DATA »
+ + + +

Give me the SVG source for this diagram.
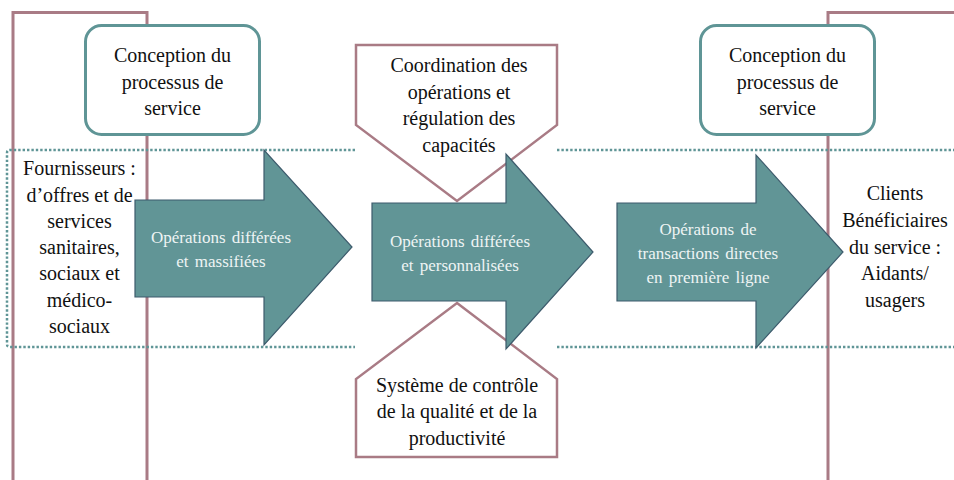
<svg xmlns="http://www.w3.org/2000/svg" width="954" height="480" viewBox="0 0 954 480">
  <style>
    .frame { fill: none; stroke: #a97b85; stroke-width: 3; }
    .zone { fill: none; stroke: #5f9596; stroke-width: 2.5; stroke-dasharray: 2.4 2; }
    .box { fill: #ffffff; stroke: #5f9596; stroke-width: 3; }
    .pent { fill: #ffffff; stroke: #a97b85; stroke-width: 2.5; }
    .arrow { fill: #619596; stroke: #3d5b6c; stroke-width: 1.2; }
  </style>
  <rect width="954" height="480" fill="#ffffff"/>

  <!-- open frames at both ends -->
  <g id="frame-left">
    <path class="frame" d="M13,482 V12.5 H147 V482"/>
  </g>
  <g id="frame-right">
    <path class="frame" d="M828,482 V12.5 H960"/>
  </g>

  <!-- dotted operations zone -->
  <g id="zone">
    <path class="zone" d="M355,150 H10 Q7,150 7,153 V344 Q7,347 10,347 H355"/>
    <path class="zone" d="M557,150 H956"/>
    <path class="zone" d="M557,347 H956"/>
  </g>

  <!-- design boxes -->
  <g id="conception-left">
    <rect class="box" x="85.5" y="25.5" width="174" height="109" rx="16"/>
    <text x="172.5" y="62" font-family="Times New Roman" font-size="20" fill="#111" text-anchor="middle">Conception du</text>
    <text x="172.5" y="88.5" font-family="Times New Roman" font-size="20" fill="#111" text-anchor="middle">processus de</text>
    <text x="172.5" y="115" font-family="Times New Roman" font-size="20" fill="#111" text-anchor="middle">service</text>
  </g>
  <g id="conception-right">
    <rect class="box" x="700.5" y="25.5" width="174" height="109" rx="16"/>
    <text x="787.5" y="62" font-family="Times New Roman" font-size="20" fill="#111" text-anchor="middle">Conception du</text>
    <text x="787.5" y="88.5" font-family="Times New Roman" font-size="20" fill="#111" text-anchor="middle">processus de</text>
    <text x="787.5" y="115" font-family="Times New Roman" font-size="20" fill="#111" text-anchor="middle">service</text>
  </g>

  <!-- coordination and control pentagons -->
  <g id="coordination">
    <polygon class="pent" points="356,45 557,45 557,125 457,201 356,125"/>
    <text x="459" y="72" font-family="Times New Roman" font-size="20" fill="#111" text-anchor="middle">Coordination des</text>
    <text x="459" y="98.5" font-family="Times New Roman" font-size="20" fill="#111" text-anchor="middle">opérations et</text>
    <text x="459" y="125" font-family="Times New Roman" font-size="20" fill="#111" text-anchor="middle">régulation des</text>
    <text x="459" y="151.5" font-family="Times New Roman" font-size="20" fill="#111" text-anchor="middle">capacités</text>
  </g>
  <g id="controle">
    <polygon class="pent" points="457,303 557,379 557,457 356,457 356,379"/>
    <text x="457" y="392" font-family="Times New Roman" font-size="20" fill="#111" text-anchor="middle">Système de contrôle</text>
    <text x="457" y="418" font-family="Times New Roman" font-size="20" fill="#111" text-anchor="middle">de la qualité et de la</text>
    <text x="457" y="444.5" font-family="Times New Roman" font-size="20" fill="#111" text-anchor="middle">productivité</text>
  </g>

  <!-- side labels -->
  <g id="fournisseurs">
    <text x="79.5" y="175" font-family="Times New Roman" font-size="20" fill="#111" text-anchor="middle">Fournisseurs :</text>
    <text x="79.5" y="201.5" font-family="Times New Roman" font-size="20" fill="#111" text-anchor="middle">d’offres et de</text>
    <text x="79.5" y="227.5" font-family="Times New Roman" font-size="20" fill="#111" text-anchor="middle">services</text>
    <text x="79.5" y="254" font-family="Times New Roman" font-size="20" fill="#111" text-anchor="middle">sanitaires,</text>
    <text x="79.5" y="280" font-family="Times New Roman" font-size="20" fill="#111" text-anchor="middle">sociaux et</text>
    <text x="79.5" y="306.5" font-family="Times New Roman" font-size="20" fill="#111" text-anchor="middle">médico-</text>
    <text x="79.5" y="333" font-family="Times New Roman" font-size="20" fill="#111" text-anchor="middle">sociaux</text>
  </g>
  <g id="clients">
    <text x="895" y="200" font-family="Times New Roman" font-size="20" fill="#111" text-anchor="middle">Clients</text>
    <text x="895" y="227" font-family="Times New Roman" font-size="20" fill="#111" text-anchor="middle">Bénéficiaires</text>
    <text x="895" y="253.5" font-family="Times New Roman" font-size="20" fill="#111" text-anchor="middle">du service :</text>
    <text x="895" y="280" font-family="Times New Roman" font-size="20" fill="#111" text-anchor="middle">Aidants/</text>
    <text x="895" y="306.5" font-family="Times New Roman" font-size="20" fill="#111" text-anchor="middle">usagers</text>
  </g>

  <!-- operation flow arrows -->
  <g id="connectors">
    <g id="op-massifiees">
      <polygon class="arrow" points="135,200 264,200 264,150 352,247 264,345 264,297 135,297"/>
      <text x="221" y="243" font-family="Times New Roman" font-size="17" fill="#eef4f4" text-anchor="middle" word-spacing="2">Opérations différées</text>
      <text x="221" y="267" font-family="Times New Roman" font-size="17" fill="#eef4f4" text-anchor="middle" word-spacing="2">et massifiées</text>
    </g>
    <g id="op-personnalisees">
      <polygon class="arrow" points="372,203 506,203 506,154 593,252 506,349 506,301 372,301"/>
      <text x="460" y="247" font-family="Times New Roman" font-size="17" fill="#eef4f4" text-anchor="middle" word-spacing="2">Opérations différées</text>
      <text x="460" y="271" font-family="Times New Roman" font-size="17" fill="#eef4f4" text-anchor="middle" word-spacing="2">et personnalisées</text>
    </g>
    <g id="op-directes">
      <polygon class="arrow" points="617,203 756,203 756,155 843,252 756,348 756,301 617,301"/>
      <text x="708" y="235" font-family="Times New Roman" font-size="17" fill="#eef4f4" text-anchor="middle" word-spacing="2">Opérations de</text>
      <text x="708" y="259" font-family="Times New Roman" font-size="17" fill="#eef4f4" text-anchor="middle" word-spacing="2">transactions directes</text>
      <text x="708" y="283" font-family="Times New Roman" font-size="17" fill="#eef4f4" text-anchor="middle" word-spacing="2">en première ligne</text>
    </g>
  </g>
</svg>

+ + + +

PROBLEM TO SOLVE »
Repeat the material above in full and exactly, omitting the pictures.

REPLY »
Give me the SVG source for this diagram.
<svg xmlns="http://www.w3.org/2000/svg" width="954" height="480" viewBox="0 0 954 480">
  <style>
    .frame { fill: none; stroke: #a97b85; stroke-width: 3; }
    .zone { fill: none; stroke: #5f9596; stroke-width: 2.5; stroke-dasharray: 2.4 2; }
    .box { fill: #ffffff; stroke: #5f9596; stroke-width: 3; }
    .pent { fill: #ffffff; stroke: #a97b85; stroke-width: 2.5; }
    .arrow { fill: #619596; stroke: #3d5b6c; stroke-width: 1.2; }
  </style>
  <rect width="954" height="480" fill="#ffffff"/>

  <!-- open frames at both ends -->
  <g id="frame-left">
    <path class="frame" d="M13,482 V12.5 H147 V482"/>
  </g>
  <g id="frame-right">
    <path class="frame" d="M828,482 V12.5 H960"/>
  </g>

  <!-- dotted operations zone -->
  <g id="zone">
    <path class="zone" d="M355,150 H10 Q7,150 7,153 V344 Q7,347 10,347 H355"/>
    <path class="zone" d="M557,150 H956"/>
    <path class="zone" d="M557,347 H956"/>
  </g>

  <!-- design boxes -->
  <g id="conception-left">
    <rect class="box" x="85.5" y="25.5" width="174" height="109" rx="16"/>
    <text x="172.5" y="62" font-family="Times New Roman" font-size="20" fill="#111" text-anchor="middle">Conception du</text>
    <text x="172.5" y="88.5" font-family="Times New Roman" font-size="20" fill="#111" text-anchor="middle">processus de</text>
    <text x="172.5" y="115" font-family="Times New Roman" font-size="20" fill="#111" text-anchor="middle">service</text>
  </g>
  <g id="conception-right">
    <rect class="box" x="700.5" y="25.5" width="174" height="109" rx="16"/>
    <text x="787.5" y="62" font-family="Times New Roman" font-size="20" fill="#111" text-anchor="middle">Conception du</text>
    <text x="787.5" y="88.5" font-family="Times New Roman" font-size="20" fill="#111" text-anchor="middle">processus de</text>
    <text x="787.5" y="115" font-family="Times New Roman" font-size="20" fill="#111" text-anchor="middle">service</text>
  </g>

  <!-- coordination and control pentagons -->
  <g id="coordination">
    <polygon class="pent" points="356,45 557,45 557,125 457,201 356,125"/>
    <text x="459" y="72" font-family="Times New Roman" font-size="20" fill="#111" text-anchor="middle">Coordination des</text>
    <text x="459" y="98.5" font-family="Times New Roman" font-size="20" fill="#111" text-anchor="middle">opérations et</text>
    <text x="459" y="125" font-family="Times New Roman" font-size="20" fill="#111" text-anchor="middle">régulation des</text>
    <text x="459" y="151.5" font-family="Times New Roman" font-size="20" fill="#111" text-anchor="middle">capacités</text>
  </g>
  <g id="controle">
    <polygon class="pent" points="457,303 557,379 557,457 356,457 356,379"/>
    <text x="457" y="392" font-family="Times New Roman" font-size="20" fill="#111" text-anchor="middle">Système de contrôle</text>
    <text x="457" y="418" font-family="Times New Roman" font-size="20" fill="#111" text-anchor="middle">de la qualité et de la</text>
    <text x="457" y="444.5" font-family="Times New Roman" font-size="20" fill="#111" text-anchor="middle">productivité</text>
  </g>

  <!-- side labels -->
  <g id="fournisseurs">
    <text x="79.5" y="175" font-family="Times New Roman" font-size="20" fill="#111" text-anchor="middle">Fournisseurs :</text>
    <text x="79.5" y="201.5" font-family="Times New Roman" font-size="20" fill="#111" text-anchor="middle">d’offres et de</text>
    <text x="79.5" y="227.5" font-family="Times New Roman" font-size="20" fill="#111" text-anchor="middle">services</text>
    <text x="79.5" y="254" font-family="Times New Roman" font-size="20" fill="#111" text-anchor="middle">sanitaires,</text>
    <text x="79.5" y="280" font-family="Times New Roman" font-size="20" fill="#111" text-anchor="middle">sociaux et</text>
    <text x="79.5" y="306.5" font-family="Times New Roman" font-size="20" fill="#111" text-anchor="middle">médico-</text>
    <text x="79.5" y="333" font-family="Times New Roman" font-size="20" fill="#111" text-anchor="middle">sociaux</text>
  </g>
  <g id="clients">
    <text x="895" y="200" font-family="Times New Roman" font-size="20" fill="#111" text-anchor="middle">Clients</text>
    <text x="895" y="227" font-family="Times New Roman" font-size="20" fill="#111" text-anchor="middle">Bénéficiaires</text>
    <text x="895" y="253.5" font-family="Times New Roman" font-size="20" fill="#111" text-anchor="middle">du service :</text>
    <text x="895" y="280" font-family="Times New Roman" font-size="20" fill="#111" text-anchor="middle">Aidants/</text>
    <text x="895" y="306.5" font-family="Times New Roman" font-size="20" fill="#111" text-anchor="middle">usagers</text>
  </g>

  <!-- operation flow arrows -->
  <g id="connectors">
    <g id="op-massifiees">
      <polygon class="arrow" points="135,200 264,200 264,150 352,247 264,345 264,297 135,297"/>
      <text x="221" y="243" font-family="Times New Roman" font-size="17" fill="#eef4f4" text-anchor="middle" word-spacing="2">Opérations différées</text>
      <text x="221" y="267" font-family="Times New Roman" font-size="17" fill="#eef4f4" text-anchor="middle" word-spacing="2">et massifiées</text>
    </g>
    <g id="op-personnalisees">
      <polygon class="arrow" points="372,203 506,203 506,154 593,252 506,349 506,301 372,301"/>
      <text x="460" y="247" font-family="Times New Roman" font-size="17" fill="#eef4f4" text-anchor="middle" word-spacing="2">Opérations différées</text>
      <text x="460" y="271" font-family="Times New Roman" font-size="17" fill="#eef4f4" text-anchor="middle" word-spacing="2">et personnalisées</text>
    </g>
    <g id="op-directes">
      <polygon class="arrow" points="617,203 756,203 756,155 843,252 756,348 756,301 617,301"/>
      <text x="708" y="235" font-family="Times New Roman" font-size="17" fill="#eef4f4" text-anchor="middle" word-spacing="2">Opérations de</text>
      <text x="708" y="259" font-family="Times New Roman" font-size="17" fill="#eef4f4" text-anchor="middle" word-spacing="2">transactions directes</text>
      <text x="708" y="283" font-family="Times New Roman" font-size="17" fill="#eef4f4" text-anchor="middle" word-spacing="2">en première ligne</text>
    </g>
  </g>
</svg>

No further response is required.